Sure, we get the hour back in November. But only sadists and cheerful holiday types — who are one and the same — actually would want an extra hour of that cold, dreary, emotionally barren tundra known as "the holidays." Plus, there will be no reversal of fortune for me, for I will have crossed the threshold into my fourth decade. The end of innocence, of carefree youth, of discretionary spending, of flirtations with girls in their 20s. Oh, the horror!

I already will have begun the descent toward old-man flabdom, out-of-control hair loss (and growth) and my own tragic mortality. Like walking down a darkened subway tunnel with no light at the end, the only thing I'll have to look forward to is the sound of wheels on metal — the impending collision with the next train as it reduces me to compost. So what could I have done with that extra hour that Ben Franklin so unceremoniously stole away?

12:00-12:02 - Deliver myself from despair and the shuddersome passage of time by reciting passages from a classic piece of literature. Oh, Fortuna, blind, heedless goddess, I am strapped to your wheel. Do not crush me beneath your spokes. Raise me on high, divinity. (John Kennedy Toole, "A Confederacy of Dunces.")

12:03-12:05 - Write a lengthy indictment of Virginia Attorney General Ken Cuccinelli and his opponent for the governorship, Terry McAuliffe. Refer to the Cooch as a tea-party talking head and a backward "tenther." Coin the term "transvaginal douche." Call McAuliffe a beltway insider, a wealthy man out of touch with the middle class. Extol the virtues of practically any other candidate with a pulse. Attack big government, and then attack small government for any and all perceived shortcomings. Deplore the future of Virginia, the future of the children! Breathe hellfire from beneath the imagined ruins of a once-great capital city! Put scathing creed on Facebook and annoy the hell out of everyone.

12:06-12:11 - Attempt to fornicate with a female or in all likelihood, myself. Because it feels good and I'm not getting any younger over here, you prudes.

12:11-12:13 - Piston out 20 push-ups. Because once the metabolism goes, vigilance is all that's left between me and the dreaded "Dad body."

12:14-12:29 - Take a walk outside. Find a urine- and hobo-free bench on which to contemplate the wonders of this grand universe. Let nature's beauty reflect the ever-burning candle of youth inside of us all. I believe it was Thoreau who once said, "How important is a constant intercourse with nature and the contemplation of natural phenomena to the preservation of moral and intellectual health!" 'Tis so true.

12:30-12:38 - Call family and friends and spend a minute telling them how much they mean to me. Then spend another minute explaining that no, I am not in fact drunk. I swear. Dammit, Mom, I'm not drunk! I just wanted to tell you that I love you. Fine, whatever, I'm hanging up.

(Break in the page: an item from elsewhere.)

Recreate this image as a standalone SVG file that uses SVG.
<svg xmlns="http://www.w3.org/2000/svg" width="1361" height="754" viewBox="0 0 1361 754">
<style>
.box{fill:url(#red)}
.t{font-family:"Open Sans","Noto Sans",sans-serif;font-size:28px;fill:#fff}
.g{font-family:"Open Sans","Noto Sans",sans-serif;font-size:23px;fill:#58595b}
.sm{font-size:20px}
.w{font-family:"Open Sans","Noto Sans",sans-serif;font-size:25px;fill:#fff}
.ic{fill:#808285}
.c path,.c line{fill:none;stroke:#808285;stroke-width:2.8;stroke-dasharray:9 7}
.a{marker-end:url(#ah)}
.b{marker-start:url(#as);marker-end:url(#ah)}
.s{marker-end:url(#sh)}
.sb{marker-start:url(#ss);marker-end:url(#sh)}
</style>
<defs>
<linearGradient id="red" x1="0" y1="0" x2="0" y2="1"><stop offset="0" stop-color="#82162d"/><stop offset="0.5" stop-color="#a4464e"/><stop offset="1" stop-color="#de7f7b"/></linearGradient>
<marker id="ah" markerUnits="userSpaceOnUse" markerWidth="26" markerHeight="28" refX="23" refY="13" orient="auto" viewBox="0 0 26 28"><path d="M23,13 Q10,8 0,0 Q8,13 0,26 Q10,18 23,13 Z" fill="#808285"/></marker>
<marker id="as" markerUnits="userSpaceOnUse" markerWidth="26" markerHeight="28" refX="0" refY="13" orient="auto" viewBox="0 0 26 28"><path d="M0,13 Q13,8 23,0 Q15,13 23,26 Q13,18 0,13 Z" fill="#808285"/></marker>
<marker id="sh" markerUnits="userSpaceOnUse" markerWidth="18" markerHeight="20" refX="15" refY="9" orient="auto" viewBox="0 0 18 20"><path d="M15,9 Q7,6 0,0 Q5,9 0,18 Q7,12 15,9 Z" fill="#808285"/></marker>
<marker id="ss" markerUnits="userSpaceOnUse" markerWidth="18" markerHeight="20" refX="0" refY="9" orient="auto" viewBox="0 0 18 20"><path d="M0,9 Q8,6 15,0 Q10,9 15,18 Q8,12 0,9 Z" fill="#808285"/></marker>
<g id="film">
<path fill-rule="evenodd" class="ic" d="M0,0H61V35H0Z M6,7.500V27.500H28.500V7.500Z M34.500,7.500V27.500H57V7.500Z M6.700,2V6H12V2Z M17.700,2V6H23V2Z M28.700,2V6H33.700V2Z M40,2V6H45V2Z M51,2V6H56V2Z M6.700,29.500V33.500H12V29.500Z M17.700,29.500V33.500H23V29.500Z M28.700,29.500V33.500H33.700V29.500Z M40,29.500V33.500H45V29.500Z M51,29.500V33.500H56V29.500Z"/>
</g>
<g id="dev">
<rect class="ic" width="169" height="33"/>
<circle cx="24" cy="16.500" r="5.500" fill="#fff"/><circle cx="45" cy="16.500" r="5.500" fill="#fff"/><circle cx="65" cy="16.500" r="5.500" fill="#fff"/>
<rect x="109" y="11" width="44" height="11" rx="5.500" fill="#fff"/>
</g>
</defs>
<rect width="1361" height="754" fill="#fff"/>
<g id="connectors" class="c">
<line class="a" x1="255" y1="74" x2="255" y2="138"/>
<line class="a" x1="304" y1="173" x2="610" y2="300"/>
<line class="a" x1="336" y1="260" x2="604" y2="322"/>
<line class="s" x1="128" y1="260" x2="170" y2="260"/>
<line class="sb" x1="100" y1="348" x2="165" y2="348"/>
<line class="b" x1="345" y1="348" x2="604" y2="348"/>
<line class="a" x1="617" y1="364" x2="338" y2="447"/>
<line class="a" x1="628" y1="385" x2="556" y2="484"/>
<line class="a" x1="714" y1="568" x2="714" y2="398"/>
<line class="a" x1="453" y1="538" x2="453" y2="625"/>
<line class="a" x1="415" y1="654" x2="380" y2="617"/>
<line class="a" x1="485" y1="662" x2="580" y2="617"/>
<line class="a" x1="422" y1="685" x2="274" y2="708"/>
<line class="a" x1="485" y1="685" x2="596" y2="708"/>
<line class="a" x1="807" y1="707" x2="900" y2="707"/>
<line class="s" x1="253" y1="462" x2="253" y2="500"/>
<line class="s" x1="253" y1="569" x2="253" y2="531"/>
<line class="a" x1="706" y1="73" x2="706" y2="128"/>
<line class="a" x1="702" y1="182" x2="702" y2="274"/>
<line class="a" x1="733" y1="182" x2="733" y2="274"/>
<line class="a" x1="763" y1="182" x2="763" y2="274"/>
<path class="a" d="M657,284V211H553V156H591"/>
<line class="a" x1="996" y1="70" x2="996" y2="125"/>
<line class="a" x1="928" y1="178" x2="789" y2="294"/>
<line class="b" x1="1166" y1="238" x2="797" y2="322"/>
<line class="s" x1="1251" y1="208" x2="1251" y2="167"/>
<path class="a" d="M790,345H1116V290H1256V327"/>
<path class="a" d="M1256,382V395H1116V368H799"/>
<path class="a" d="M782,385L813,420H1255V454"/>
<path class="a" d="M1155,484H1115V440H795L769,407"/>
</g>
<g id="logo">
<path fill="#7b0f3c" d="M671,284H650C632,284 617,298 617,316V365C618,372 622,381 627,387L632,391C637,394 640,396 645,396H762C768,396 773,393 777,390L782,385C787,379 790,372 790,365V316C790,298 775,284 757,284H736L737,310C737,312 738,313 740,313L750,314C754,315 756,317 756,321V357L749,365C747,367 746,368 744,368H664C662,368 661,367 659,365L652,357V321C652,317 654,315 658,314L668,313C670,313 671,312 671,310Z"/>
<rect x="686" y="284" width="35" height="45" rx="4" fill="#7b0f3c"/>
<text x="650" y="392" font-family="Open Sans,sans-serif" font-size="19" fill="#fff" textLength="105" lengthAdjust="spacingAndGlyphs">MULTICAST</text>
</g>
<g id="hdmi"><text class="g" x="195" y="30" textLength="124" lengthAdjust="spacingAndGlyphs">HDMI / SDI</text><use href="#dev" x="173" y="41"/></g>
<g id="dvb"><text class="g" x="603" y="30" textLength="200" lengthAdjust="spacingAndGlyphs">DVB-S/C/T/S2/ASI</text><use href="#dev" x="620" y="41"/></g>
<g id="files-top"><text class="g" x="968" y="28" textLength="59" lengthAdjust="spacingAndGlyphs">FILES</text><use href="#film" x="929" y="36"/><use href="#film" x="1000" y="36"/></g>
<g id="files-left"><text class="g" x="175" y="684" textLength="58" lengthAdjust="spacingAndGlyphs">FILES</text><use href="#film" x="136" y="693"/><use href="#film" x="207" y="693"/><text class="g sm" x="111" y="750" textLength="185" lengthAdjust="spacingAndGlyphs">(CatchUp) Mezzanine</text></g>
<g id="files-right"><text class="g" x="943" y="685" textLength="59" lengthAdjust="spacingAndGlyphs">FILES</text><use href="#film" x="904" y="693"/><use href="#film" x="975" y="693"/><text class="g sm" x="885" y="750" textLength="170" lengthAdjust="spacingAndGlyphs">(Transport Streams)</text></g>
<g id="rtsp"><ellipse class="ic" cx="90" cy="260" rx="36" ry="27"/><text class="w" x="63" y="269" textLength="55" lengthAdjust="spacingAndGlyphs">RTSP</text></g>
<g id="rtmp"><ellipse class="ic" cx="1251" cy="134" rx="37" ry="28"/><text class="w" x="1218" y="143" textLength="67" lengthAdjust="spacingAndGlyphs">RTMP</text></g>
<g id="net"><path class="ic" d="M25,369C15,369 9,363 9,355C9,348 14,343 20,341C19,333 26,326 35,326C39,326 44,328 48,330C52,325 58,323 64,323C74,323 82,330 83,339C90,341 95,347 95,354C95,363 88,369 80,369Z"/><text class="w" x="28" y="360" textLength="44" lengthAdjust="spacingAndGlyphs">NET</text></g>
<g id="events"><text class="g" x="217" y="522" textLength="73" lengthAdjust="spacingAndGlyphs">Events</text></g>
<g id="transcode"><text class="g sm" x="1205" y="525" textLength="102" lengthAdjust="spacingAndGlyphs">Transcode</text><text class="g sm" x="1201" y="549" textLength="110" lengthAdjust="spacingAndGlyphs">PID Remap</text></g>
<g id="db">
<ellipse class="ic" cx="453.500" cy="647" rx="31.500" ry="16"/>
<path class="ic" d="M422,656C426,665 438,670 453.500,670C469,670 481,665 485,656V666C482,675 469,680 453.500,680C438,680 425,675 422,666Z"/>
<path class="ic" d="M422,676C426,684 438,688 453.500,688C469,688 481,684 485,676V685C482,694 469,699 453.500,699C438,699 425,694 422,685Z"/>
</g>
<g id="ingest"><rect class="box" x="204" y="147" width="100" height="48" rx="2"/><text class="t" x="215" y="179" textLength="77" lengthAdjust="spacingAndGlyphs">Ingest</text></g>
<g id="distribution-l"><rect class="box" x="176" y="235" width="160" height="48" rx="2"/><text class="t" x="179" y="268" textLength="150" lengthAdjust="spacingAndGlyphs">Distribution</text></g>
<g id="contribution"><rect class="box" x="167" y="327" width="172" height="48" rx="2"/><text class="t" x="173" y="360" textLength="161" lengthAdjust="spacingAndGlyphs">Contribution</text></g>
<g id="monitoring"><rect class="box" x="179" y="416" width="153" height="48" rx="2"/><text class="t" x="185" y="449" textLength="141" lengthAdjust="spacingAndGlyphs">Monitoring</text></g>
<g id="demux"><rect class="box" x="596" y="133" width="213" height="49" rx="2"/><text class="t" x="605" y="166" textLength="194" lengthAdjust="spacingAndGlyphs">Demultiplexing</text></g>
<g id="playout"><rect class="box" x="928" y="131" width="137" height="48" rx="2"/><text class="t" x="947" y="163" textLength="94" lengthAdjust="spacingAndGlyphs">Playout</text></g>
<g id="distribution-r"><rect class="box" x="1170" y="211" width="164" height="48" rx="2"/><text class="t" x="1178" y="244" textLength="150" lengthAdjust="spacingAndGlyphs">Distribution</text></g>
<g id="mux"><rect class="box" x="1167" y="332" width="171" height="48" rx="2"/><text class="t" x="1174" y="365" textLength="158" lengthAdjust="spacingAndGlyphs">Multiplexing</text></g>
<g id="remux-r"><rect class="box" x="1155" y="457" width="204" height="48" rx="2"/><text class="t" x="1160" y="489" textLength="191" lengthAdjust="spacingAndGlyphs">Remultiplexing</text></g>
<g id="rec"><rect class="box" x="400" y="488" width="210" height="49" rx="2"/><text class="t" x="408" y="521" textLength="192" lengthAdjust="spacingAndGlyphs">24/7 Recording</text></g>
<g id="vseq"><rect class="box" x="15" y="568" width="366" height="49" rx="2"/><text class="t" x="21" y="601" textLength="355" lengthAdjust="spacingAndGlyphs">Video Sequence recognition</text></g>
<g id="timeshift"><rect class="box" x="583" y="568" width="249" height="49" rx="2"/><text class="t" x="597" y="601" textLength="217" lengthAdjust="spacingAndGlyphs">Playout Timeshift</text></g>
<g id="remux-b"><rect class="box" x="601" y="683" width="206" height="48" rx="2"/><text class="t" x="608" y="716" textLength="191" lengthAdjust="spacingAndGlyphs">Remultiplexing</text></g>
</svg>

12:39-12:45 - Stalk ex-girlfriends on Facebook. Snicker at their misfortunes or sob uncontrollably over their impending nuptials.

12:46-12:47 - Tweet something profound, something that will truly enrich my followers. For example: "Unlike the month of March and its gentle rebirth of a dew-covered spring, the new Cool Ranch Doritos Locos Taco begins pleasantly, yet comes out like a million rusty thumbtacks." See? Educational and poetic.

12:48- 1:00 - Enjoy a Camel alongside a few fingers of Hendrick's gin in honor of the day's productivity.

Daylight Saving Time may take an hour of my youth, but it won't take an hour of my life.

I'll let the gin and cigarettes take care of that.